The most annoying aspect of this book was the narrator, Jessie Lamb. Her teenage outlook on life had me internally screaming at the pages. Everything problem had a simple solution and she seemed to think she had the power to save the world by herself. Her ideas were one-dimensional and failed to take into account the complexity of the adult world. I have had similar issues with teenage protagonists in the past (eg. The Stars in the Bright Sky, Pigeon English) and can see that people like this exist, but they drive me nuts. Reading about them is not an enjoyable experience. (Also note the awkward sentence structure in this passage).

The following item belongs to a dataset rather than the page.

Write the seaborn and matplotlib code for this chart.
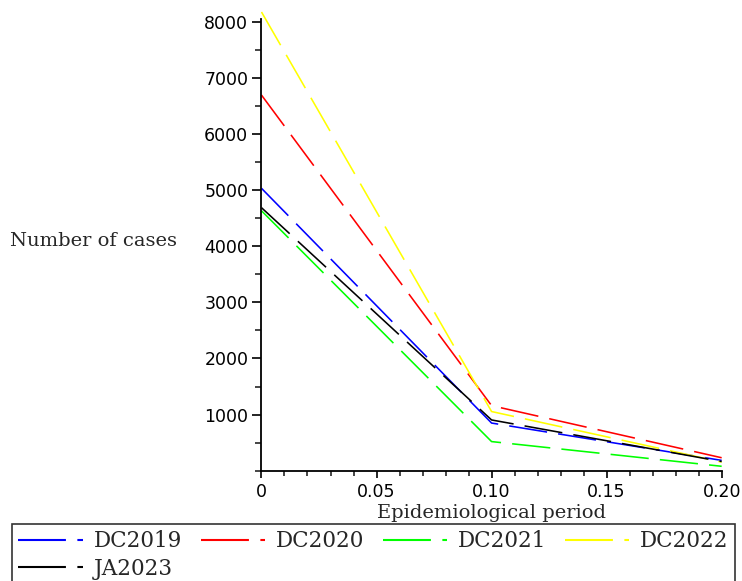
import numpy as np
import pandas as pd
import matplotlib
matplotlib.use("Agg")
import matplotlib.pyplot as plt
import seaborn as sns
from matplotlib.lines import Line2D
from matplotlib.ticker import MultipleLocator, FixedLocator

# values
period = [0.0, 0.10, 0.20]
series_names = ["DC2019", "DC2020", "DC2021", "DC2022", "JA2023"]
dc2019 = [5030, 850, 185]
dc2020 = [6690, 1160, 232]
dc2021 = [4630, 520, 80]
dc2022 = [8170, 1055, 155]
ja2023 = [4685, 905, 165]
colors = ["#0000ff", "#ff0000", "#00ff00", "#ffff00", "#000000"]
ytick_vals = [1000, 2000, 3000, 4000, 5000, 6000, 7000, 8000]
xtick_vals = [0, 0.05, 0.10, 0.15, 0.20]
xtick_text = ["0", "0.05", "0.10", "0.15", "0.20"]

all_values = [dc2019, dc2020, dc2021, dc2022, ja2023]
df = pd.DataFrame({
    "period": period * len(series_names),
    "cases": [v for vals in all_values for v in vals],
    "series": [n for n in series_names for _ in period],
})

sns.set_style("ticks")
plt.rcParams["font.family"] = ["DejaVu Sans"]

fig = plt.figure(figsize=(7.42, 5.81), dpi=100)
ax = fig.add_axes([0.3524, 0.1897, 0.6202, 0.7926])

sns.lineplot(data=df, x="period", y="cases", hue="series", style="series",
             palette=dict(zip(series_names, colors)),
             dashes={n: (24, 7) for n in series_names},
             hue_order=series_names, style_order=series_names,
             legend=False, lw=1.15, ax=ax)

ax.set_xlim(0, 0.20)
ax.set_ylim(0, 8200)
ax.xaxis.set_major_locator(FixedLocator(xtick_vals))
ax.set_xticklabels(xtick_text)
ax.xaxis.set_minor_locator(MultipleLocator(0.01))
ax.yaxis.set_major_locator(FixedLocator(ytick_vals))
ax.yaxis.set_minor_locator(MultipleLocator(500))

for s in ["top", "right"]:
    ax.spines[s].set_visible(False)
ax.spines["left"].set_bounds(0, 8050)
for s in ["left", "bottom"]:
    ax.spines[s].set_linewidth(1.3)
    ax.spines[s].set_color("black")

ax.tick_params(axis="y", which="major", length=6.5, width=1.2, labelsize=12.5, pad=3, colors="black")
ax.tick_params(axis="y", which="minor", length=4.5, width=1.2)
ax.tick_params(axis="x", which="major", length=5, width=1.2, labelsize=12.5, pad=4, colors="black")
ax.tick_params(axis="x", which="minor", length=3.5, width=1.2)

ax.set_ylabel("")
ax.set_xlabel("Epidemiological period", family="DejaVu Serif", fontsize=14, labelpad=2)
fig.text(10 / 742, 1 - 241 / 581, "Number of cases", family="DejaVu Serif",
         fontsize=14, ha="left", va="center")

# legend filled row by row like the reference: DC2019..DC2022 then JA2023
leg_order = [0, 4, 1, 2, 3]
handles = [Line2D([], [], color=colors[i], lw=1.5, linestyle=(0, (23, 5.5, 3, 20)))
           for i in leg_order]
labels = [series_names[i] for i in leg_order]
leg = fig.legend(handles, labels, loc="upper left", ncol=4,
                 bbox_to_anchor=(12 / 742, 0, 723 / 742, 1 - 524 / 581),
                 mode="expand", borderaxespad=0, frameon=True, fancybox=False,
                 edgecolor="black", handlelength=3.0, handletextpad=0.5,
                 borderpad=0.3, labelspacing=0.25,
                 prop={"family": "DejaVu Serif", "size": 15.5})
leg.get_frame().set_linewidth(1.2)

fig.savefig("out.png", dpi=100)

I’d describe this as a good YA book – one that allows teenagers to think about a few issues relevant to them. I admit to being dragged along by the pace of the plot, but as an adult reader I was unsatisfied. My negative reaction to this book proves that it has affected me on some level and that is surely better than the boredom/indifference produced by others. I’d therefore recommend it as the perfect book group choice – I guarantee it will create a lively debate!
If you enjoy reading about life from the perspective of teenagers then I’m sure you’ll appreciate this book, but I can’t understand why it made the Booker long list.